*WORK TO COMPLETE*: The exercise asks for every line of the data to be reproduced exactly.

== SOURCE DATA

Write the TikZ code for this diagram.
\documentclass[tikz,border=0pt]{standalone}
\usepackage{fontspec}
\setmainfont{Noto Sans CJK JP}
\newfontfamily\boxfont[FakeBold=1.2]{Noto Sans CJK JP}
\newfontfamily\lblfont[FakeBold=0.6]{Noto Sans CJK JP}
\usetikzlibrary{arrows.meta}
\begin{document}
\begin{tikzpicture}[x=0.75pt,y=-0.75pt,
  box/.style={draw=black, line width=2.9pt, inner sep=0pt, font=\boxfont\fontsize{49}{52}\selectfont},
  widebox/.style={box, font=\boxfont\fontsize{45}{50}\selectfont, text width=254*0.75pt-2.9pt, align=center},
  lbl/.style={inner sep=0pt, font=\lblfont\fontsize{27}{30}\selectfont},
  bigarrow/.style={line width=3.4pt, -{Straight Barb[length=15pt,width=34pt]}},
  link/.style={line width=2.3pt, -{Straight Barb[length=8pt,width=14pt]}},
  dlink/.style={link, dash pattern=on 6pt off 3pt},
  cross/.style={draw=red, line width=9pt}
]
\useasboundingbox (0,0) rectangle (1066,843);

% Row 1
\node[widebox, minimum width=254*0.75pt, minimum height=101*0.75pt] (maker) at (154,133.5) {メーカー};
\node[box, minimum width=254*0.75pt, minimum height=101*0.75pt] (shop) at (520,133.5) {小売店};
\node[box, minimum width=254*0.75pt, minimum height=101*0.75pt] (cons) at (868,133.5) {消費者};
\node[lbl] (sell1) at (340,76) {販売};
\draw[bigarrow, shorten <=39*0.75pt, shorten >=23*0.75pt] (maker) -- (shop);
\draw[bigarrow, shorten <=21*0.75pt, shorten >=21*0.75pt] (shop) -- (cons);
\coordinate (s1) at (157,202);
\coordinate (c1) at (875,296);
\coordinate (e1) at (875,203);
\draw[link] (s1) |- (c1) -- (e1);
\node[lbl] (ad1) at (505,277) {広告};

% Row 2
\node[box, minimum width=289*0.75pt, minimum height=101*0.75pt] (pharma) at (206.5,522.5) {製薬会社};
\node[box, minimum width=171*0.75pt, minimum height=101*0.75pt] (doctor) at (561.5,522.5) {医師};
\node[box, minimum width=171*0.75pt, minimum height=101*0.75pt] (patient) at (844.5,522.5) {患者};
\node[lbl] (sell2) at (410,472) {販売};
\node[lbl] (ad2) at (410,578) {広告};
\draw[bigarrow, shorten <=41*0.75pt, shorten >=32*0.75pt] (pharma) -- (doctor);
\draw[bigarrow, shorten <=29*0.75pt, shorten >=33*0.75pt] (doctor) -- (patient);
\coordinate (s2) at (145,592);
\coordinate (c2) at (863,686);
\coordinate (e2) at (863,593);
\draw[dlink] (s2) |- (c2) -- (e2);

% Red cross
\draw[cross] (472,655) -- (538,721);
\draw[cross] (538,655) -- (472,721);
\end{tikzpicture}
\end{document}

====

*CORRECT RESULT*:
Write the TikZ code for this diagram.
\documentclass[tikz,border=0pt]{standalone}
\usepackage{fontspec}
\setmainfont{Noto Sans CJK JP}
\newfontfamily\boxfont[FakeBold=1.2]{Noto Sans CJK JP}
\newfontfamily\lblfont[FakeBold=0.6]{Noto Sans CJK JP}
\usetikzlibrary{arrows.meta}
\begin{document}
\begin{tikzpicture}[x=0.75pt,y=-0.75pt,
  box/.style={draw=black, line width=2.9pt, inner sep=0pt, font=\boxfont\fontsize{49}{52}\selectfont},
  widebox/.style={box, font=\boxfont\fontsize{45}{50}\selectfont, text width=254*0.75pt-2.9pt, align=center},
  lbl/.style={inner sep=0pt, font=\lblfont\fontsize{27}{30}\selectfont},
  bigarrow/.style={line width=3.4pt, -{Straight Barb[length=15pt,width=34pt]}},
  link/.style={line width=2.3pt, -{Straight Barb[length=8pt,width=14pt]}},
  dlink/.style={link, dash pattern=on 6pt off 3pt},
  cross/.style={draw=red, line width=9pt}
]
\useasboundingbox (0,0) rectangle (1066,843);

% Row 1
\node[widebox, minimum width=254*0.75pt, minimum height=101*0.75pt] (maker) at (154,133.5) {メーカー};
\node[box, minimum width=254*0.75pt, minimum height=101*0.75pt] (shop) at (520,133.5) {小売店};
\node[box, minimum width=254*0.75pt, minimum height=101*0.75pt] (cons) at (868,133.5) {消費者};
\node[lbl] (sell1) at (340,76) {販売};
\draw[bigarrow, shorten <=39*0.75pt, shorten >=23*0.75pt] (maker) -- (shop);
\draw[bigarrow, shorten <=21*0.75pt, shorten >=21*0.75pt] (shop) -- (cons);
\coordinate (s1) at (157,202);
\coordinate (c1) at (875,296);
\coordinate (e1) at (875,203);
\draw[link] (s1) |- (c1) -- (e1);
\node[lbl] (ad1) at (505,277) {広告};

% Row 2
\node[box, minimum width=289*0.75pt, minimum height=101*0.75pt] (pharma) at (206.5,522.5) {製薬会社};
\node[box, minimum width=171*0.75pt, minimum height=101*0.75pt] (doctor) at (561.5,522.5) {医師};
\node[box, minimum width=171*0.75pt, minimum height=101*0.75pt] (patient) at (844.5,522.5) {患者};
\node[lbl] (sell2) at (410,472) {販売};
\node[lbl] (ad2) at (410,578) {広告};
\draw[bigarrow, shorten <=41*0.75pt, shorten >=32*0.75pt] (pharma) -- (doctor);
\draw[bigarrow, shorten <=29*0.75pt, shorten >=33*0.75pt] (doctor) -- (patient);
\coordinate (s2) at (145,592);
\coordinate (c2) at (863,686);
\coordinate (e2) at (863,593);
\draw[dlink] (s2) |- (c2) -- (e2);

% Red cross
\draw[cross] (472,655) -- (538,721);
\draw[cross] (538,655) -- (472,721);
\end{tikzpicture}
\end{document}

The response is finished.